The only bad point was the goofy demon which Angel season one had a lot of, not a mojor gripe though!
Whilst not the best episode of Angel, Lonely Hearts was an entertaining and well written episode, with good character development. The story starts with Doyle trying to get Angel to join him and Cordelia on a nighout. He gets a vision of a club, where the gang head out. From there out, the gang are trying to track a mysterious serial killer.
I think the best point of this episode was the great character development. Doyle and Cordelia's relationship progresses nicely and we can even get attached to new characters quickly.
Kate is a great character. Even though she's undercover, I get the feeling all her talk about loneliness isn't purely made up. As we see in later episodes, she is lonely. Her evident attraction to Angel is another strong point, as he is still getting over Buffy, and it's interesting to see how it pans out.
The monster of the week was good too and a strong adversary for Angel. The whole sex/body swap thing is weird and this demon has clearly adapted to the modern world and has been doing it for a long time as it knows what to say and when to say it.
All in all, I like this episode. It's not outstanding but a great episode nonetheless.
Line of the episode:
Cordelia: Hey there, you looked troubled, or is that just your lazy eye?
Annoying character of the week:
The 3 men standing beside the barrel when the barman was dragging that woman into an alley to rape her. They just watched! Freaks.
Doyle gets a vision of danger in a bar. Not knowing what to look for, Angel tries to start up a human connection with a woman, Kate. He doesn't realise she's a cop until she accuses him of murder. They team up to catch the serial killer.
Overall a pretty good episode, one to really get the series moving towards Angel atoning for his past misdeeds. Kate seems to pose an interesting angle for the series. Her introduction was somewhat cliched though, ofcourse if she was a cop she would have to think of Angel as the killer and have him save her. I'm not really complaining though, I am more eager to find out how much she will be included in Angel's future exploits. I thik she is definitely a character to watch out for.
I thought the 'villain' storyline was good, not just having 'a' serial killer made it interesting to track.
Definitely one to watch for character development, and if you like seeing Angel squirm in social situations.
This is a solid second episode that exudes much more confidence than the finicky pilot. It's just...well...it's as if scribe David Fury thought to himself "Ok, this isn't Buffy so we'll throw sex, sex, death, gross out moments and, erm, sex into one hour". It certainly gives off a whole other vibe from what them pesky kids in Sunnydale get up to and the mislead with Kate is wholly satisfying (after yet another blond in need of assistance, it's good to see a strong character entirely different from Buffy). It's tightly scripted and well paced and, oh yeah, extremely nasty in places. Cordy and Doyle make for a very amusing side-act and Kate is quite the fox! All in all, a very watchable episode that at times comes across as if its trying too hard.
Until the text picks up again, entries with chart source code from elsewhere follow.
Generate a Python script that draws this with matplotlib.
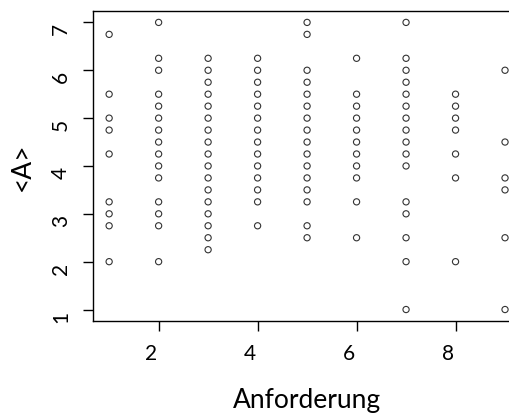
import matplotlib
matplotlib.use("Agg")
import matplotlib.pyplot as plt
import matplotlib.transforms as mtransforms

plt.rcParams["font.family"] = ["Lato", "DejaVu Sans"]

# Anforderung value -> observed <A> values
x1 = [6.75, 5.5, 5, 4.75, 4.25, 3.25, 3, 2.75, 2]
x2 = [7, 6.25, 6, 5.5, 5.25, 5, 4.75, 4.5, 4.25, 4, 3.75, 3.25, 3, 2.75, 2]
x3 = [6.25, 6, 5.75, 5.5, 5.25, 5, 4.75, 4.5, 4.25, 4, 3.75, 3.5, 3.25, 3,
      2.75, 2.5, 2.25]
x4 = [6.25, 6, 5.75, 5.5, 5.25, 5, 4.75, 4.5, 4.25, 4, 3.75, 3.5, 3.25, 2.75]
x5 = [7, 6.75, 6, 5.75, 5.5, 5.25, 5, 4.75, 4.5, 4.25, 4, 3.75, 3.5, 3.25,
      2.75, 2.5]
x6 = [6.25, 5.5, 5.25, 5, 4.75, 4.5, 4.25, 4, 3.75, 3.25, 2.5]
x7 = [7, 6.25, 6, 5.75, 5.5, 5.25, 5, 4.75, 4.5, 4.25, 4, 3.25, 3, 2.5, 2, 1]
x8 = [5.5, 5.25, 5, 4.75, 4.25, 3.75, 2]
x9 = [6, 4.5, 3.75, 3.5, 2.5, 1]
groups = [x1, x2, x3, x4, x5, x6, x7, x8, x9]

xs, ys = [], []
for i, vals in enumerate(groups, start=1):
    xs += [i] * len(vals)
    ys += vals

fig = plt.figure(figsize=(5.09, 4.14), dpi=100)
ax = fig.add_axes([0.1833, 0.2222, 0.840, 0.749])
ax.scatter(xs, ys, s=20, facecolors="none", edgecolors="#333333",
           linewidths=0.8)
ax.set_xlim(0.68, 9.32)
ax.set_ylim(0.76, 7.24)
ax.set_xticks([2, 4, 6, 8])
ax.set_yticks([1, 2, 3, 4, 5, 6, 7])
ax.tick_params(length=7, width=1, labelsize=15, pad=9)
for lab in ax.get_yticklabels():
    lab.set_rotation(90)
    lab.set_va("center")
    lab.set_transform(lab.get_transform() + mtransforms.ScaledTranslation(
        0, -0.06, fig.dpi_scale_trans))
for lab in ax.get_xticklabels():
    lab.set_transform(lab.get_transform() + mtransforms.ScaledTranslation(
        -0.08, 0, fig.dpi_scale_trans))
for s in ax.spines.values():
    s.set_linewidth(1)
ax.set_xlabel("Anforderung", fontsize=19, labelpad=17)
ax.set_ylabel("<A>", fontsize=19, labelpad=12)
fig.savefig("out.png", dpi=100)
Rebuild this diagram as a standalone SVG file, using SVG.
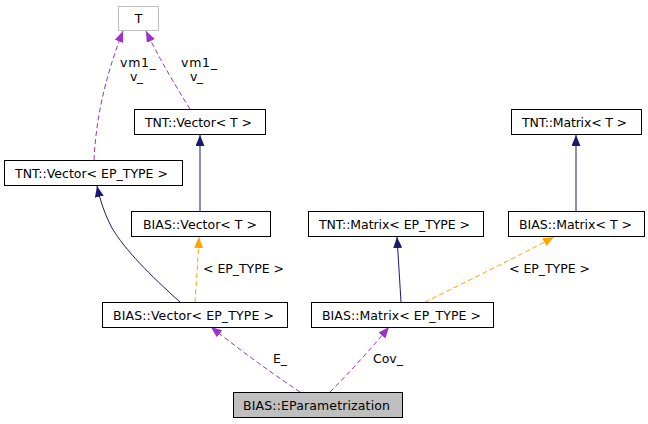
<svg xmlns="http://www.w3.org/2000/svg" width="648" height="424" viewBox="0 0 648 424">
<style>
.n rect{fill:#fff;stroke:#000;stroke-width:1}
text{font-family:"DejaVu Sans",sans-serif;font-size:12.5px;fill:#000}
.n text{text-anchor:middle}
.e{fill:none;stroke-width:1}
.inh{stroke:#191970}
.use{stroke:#9a32cd;stroke-dasharray:5,3}
.tpl{stroke:#ffa500;stroke-dasharray:5,3}
</style>
<defs>
<marker id="aN" viewBox="0 0 11 9" refX="11" refY="4.5" markerWidth="11" markerHeight="9" markerUnits="userSpaceOnUse" orient="auto"><path d="M0,0L11,4.5L0,9z" fill="#191970"/></marker>
<marker id="aP" viewBox="0 0 11 9" refX="11" refY="4.5" markerWidth="11" markerHeight="9" markerUnits="userSpaceOnUse" orient="auto"><path d="M0,0L11,4.5L0,9z" fill="#9a32cd"/></marker>
<marker id="aO" viewBox="0 0 11 9" refX="11" refY="4.5" markerWidth="11" markerHeight="9" markerUnits="userSpaceOnUse" orient="auto"><path d="M0,0L11,4.5L0,9z" fill="#ffa500"/></marker>
</defs>
<rect width="648" height="424" fill="#fff"/>
<g id="edges">
<path class="e use" d="M94,160C96,120 104,80 123,31" marker-end="url(#aP)"/>
<text x="120" y="67" textLength="36" lengthAdjust="spacing">vm1_</text>
<text x="130" y="81" textLength="13" lengthAdjust="spacing">v_</text>
<path class="e use" d="M190,109C175,85 160,60 146,31" marker-end="url(#aP)"/>
<text x="181" y="67" textLength="36" lengthAdjust="spacing">vm1_</text>
<text x="190" y="81" textLength="13" lengthAdjust="spacing">v_</text>
<path class="e inh" d="M200,211L200,135" marker-end="url(#aN)"/>
<path class="e inh" d="M180,302C150,275 125,250 112,228C105,215 100,200 97,186" marker-end="url(#aN)"/>
<path class="e tpl" d="M195,302C196,285 198,262 199,237" marker-end="url(#aO)"/>
<text x="203" y="273" textLength="81" lengthAdjust="spacing">&lt; EP_TYPE &gt;</text>
<path class="e inh" d="M401,302L397,237" marker-end="url(#aN)"/>
<path class="e inh" d="M576,211L576,135" marker-end="url(#aN)"/>
<path class="e tpl" d="M425,302C470,280 520,255 554,237" marker-end="url(#aO)"/>
<text x="509" y="273" textLength="81" lengthAdjust="spacing">&lt; EP_TYPE &gt;</text>
<path class="e use" d="M300,392C270,372 240,350 211,327" marker-end="url(#aP)"/>
<text x="273" y="363" textLength="14" lengthAdjust="spacing">E_</text>
<path class="e use" d="M330,392C350,372 370,350 389,327" marker-end="url(#aP)"/>
<text x="373" y="363" textLength="30" lengthAdjust="spacing">Cov_</text>
</g>
<g id="T" class="n"><rect x="118.5" y="6.5" width="40" height="24" style="stroke:#bfbfbf"/><text x="138.5" y="23">T</text></g>
<g id="TNTVectorT" class="n"><rect x="134.5" y="109.5" width="131" height="25"/><text x="198.5" y="126.5" textLength="107" lengthAdjust="spacing">TNT::Vector&lt; T &gt;</text></g>
<g id="TNTVectorEP" class="n"><rect x="4.5" y="160.5" width="178" height="25"/><text x="91.5" y="177.5" textLength="153" lengthAdjust="spacing">TNT::Vector&lt; EP_TYPE &gt;</text></g>
<g id="TNTMatrixT" class="n"><rect x="511.5" y="109.5" width="130" height="25"/><text x="574.5" y="126.5" textLength="105" lengthAdjust="spacing">TNT::Matrix&lt; T &gt;</text></g>
<g id="TNTMatrixEP" class="n"><rect x="308.5" y="211.5" width="175" height="25"/><text x="394.5" y="228.5" textLength="151" lengthAdjust="spacing">TNT::Matrix&lt; EP_TYPE &gt;</text></g>
<g id="BIASVectorT" class="n"><rect x="131.5" y="211.5" width="139" height="25"/><text x="200" y="228.5" textLength="114" lengthAdjust="spacing">BIAS::Vector&lt; T &gt;</text></g>
<g id="BIASMatrixT" class="n"><rect x="508.5" y="211.5" width="136" height="25"/><text x="575.5" y="228.5" textLength="113" lengthAdjust="spacing">BIAS::Matrix&lt; T &gt;</text></g>
<g id="BIASVectorEP" class="n"><rect x="102.5" y="302.5" width="185" height="25"/><text x="193.5" y="319.5" textLength="161" lengthAdjust="spacing">BIAS::Vector&lt; EP_TYPE &gt;</text></g>
<g id="BIASMatrixEP" class="n"><rect x="311.5" y="302.5" width="182" height="25"/><text x="401.5" y="319.5" textLength="159" lengthAdjust="spacing">BIAS::Matrix&lt; EP_TYPE &gt;</text></g>
<g id="EParam" class="n"><rect x="233.5" y="392.5" width="169" height="25" style="fill:#bfbfbf"/><text x="316.5" y="409.5" textLength="147" lengthAdjust="spacing">BIAS::EParametrization</text></g>
</svg>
Lonely Hearts was a superb second episode of the first season of Angel. This episode was very entertaining and really helped to establish the tone and feel of this series. I thought that the story was unique yet familiar territory for single viewers. This episode had action, drama, intrigue and character development. We were introduced to a new character, Kate, a LAPD officer. I thought it was great how she initially thought Angel was the bad guy, then found out the hard way he was really trying to help. This episode also had the classic "mind what you say" that made Buffy so great. By this I mean, the characters ask a rhetorical question, or question in general, or statement about what their doing or looking for, and the screen shot shows that it's right in front of their faces, or will be soon enough. I can't wait to watch the next episode!!!!!